Recovery workers have been searching through a debris field that covers a square mile (2.6 square km) with the help of local volunteers hunting for personal items such as photographs and other keepsakes.

Once found, such items will be cleaned and stored until they can be claimed by their owners or their survivors, said disaster response spokeswoman Kris Rietmann at a news conference. "A lot of people lost their homes.

They lost friends and family, and so to be reunited with some of their physical belongings, if that's found out on the site, is a really important thing," Rietmann said.

At the Oso Community Chapel, where about 100 people filled the pews, a helicopter could be heard overheard as prayers were said for those who died.

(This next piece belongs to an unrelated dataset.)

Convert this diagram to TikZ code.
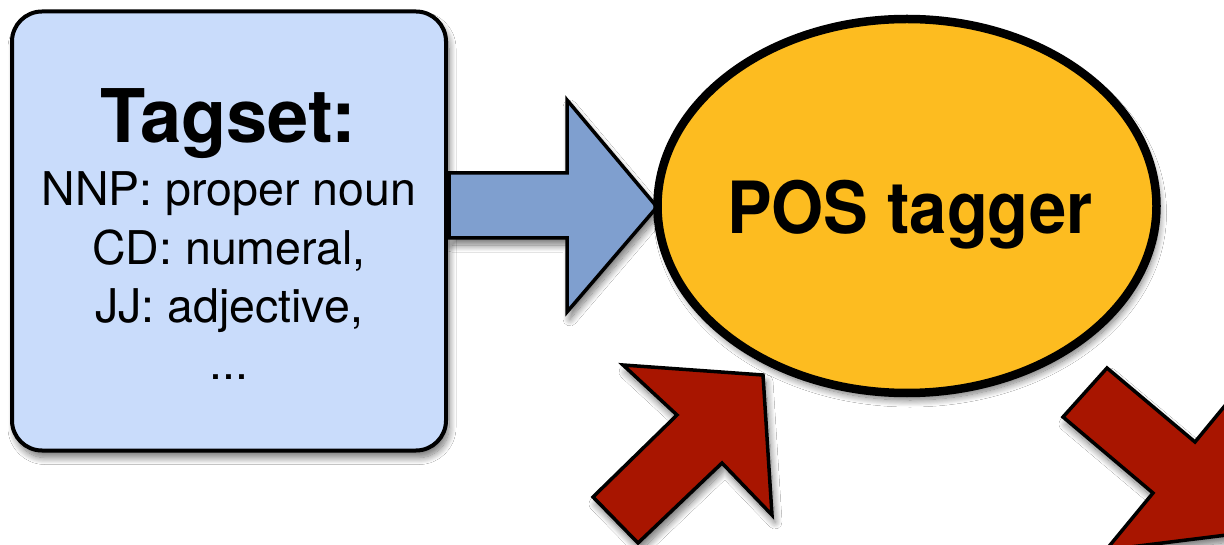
\documentclass[tikz,border=0pt]{standalone}
\usepackage{fontspec}
\setmainfont{TeX Gyre Heros}
\usetikzlibrary{shapes.geometric,shadows.blur}
\definecolor{boxblue}{HTML}{C9DCFB}
\definecolor{arrowblue}{HTML}{7F9FCF}
\definecolor{taggerorange}{HTML}{FDBC20}
\definecolor{arrowred}{HTML}{A81500}
\begin{document}
\begin{tikzpicture}[x=1pt,y=-1pt,
  myshadow/.style={blur shadow={shadow xshift=3pt, shadow yshift=-7pt, shadow blur radius=7pt, shadow blur steps=14, shadow opacity=55}},
  tagbox/.style={rectangle, rounded corners=30pt, draw=black, line width=4pt, fill=boxblue, minimum width=434pt, minimum height=439pt, inner sep=0pt, myshadow},
  tagger/.style={ellipse, draw=black, line width=8.5pt, fill=taggerorange, minimum width=499pt, minimum height=374pt, inner sep=0pt, myshadow},
  bigarrow/.style={draw=black, line width=3.5pt, line join=miter, myshadow},
  titletext/.style={anchor=base, inner sep=0pt, font=\fontsize{74}{80}\selectfont\bfseries},
  itemtext/.style={anchor=base, inner sep=0pt, font=\fontsize{46.5}{52}\selectfont},
  taggertext/.style={anchor=base, inner sep=0pt, font=\fontsize{72}{78}\selectfont\bfseries}
]
\useasboundingbox (0,0) rectangle (1224,545);
\clip (0,0) rectangle (1224,545);
\fill[white] (0,0) rectangle (1224,545);

% Tagset box
\node[tagbox] (tagset) at (229,231) {};
\node[titletext] (title) at (228,143) {Tagset:};
\node[itemtext] (nnp) at (229,206) {NNP: proper noun};
\node[itemtext] (cd) at (229,265) {CD: numeral,};
\node[itemtext] (jj) at (229,323) {JJ: adjective,};
\node[itemtext] (dots) at (229,380) {...};

% blue arrow
\path[bigarrow, fill=arrowblue] (449,173) -- (567,173) -- (567,100) -- (657,207) -- (567,312) -- (567,238) -- (449,238) -- cycle;

% red arrows
\path[bigarrow, fill=arrowred] (593,497) -- (677,415) -- (623,365) -- (763,375) -- (772,515) -- (722,463) -- (638,543) -- cycle;
\path[bigarrow, fill=arrowred] (1063,417) -- (1107,368) -- (1195,442) -- (1242,385) -- (1251,532) -- (1106,550) -- (1153,493) -- cycle;

% POS tagger ellipse
\node[tagger] (pos) at (907,206) {};
\node[taggertext] (postext) at (910,234) {\scalebox{0.93}[1]{POS tagger}};
\end{tikzpicture}
\end{document}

One man read aloud a passage from the Bible's Book of Isaiah to start the service: "Though the mountains be shaken and the hills be removed, yet my unfailing love for you will not be shaken nor my covenant of peace be removed."

Pastor Gary Ray told the congregation: "We've been knocked down, but we won't be knocked out. I don't know how many days and minutes we have left, but I know we have this one here."

Ray asked people to share their personal thoughts, and many were tearful as they rose to speak. "I genuinely love this place," one woman said. "I love these people."

Funeral preparations were being made as well for those lost in the tragedy. At the Weller Funeral Home in Arlington, only a few miles (km) from the site of the mudslide, staff members who typically plan two to three funerals weekly said they were preparing for 12 this week.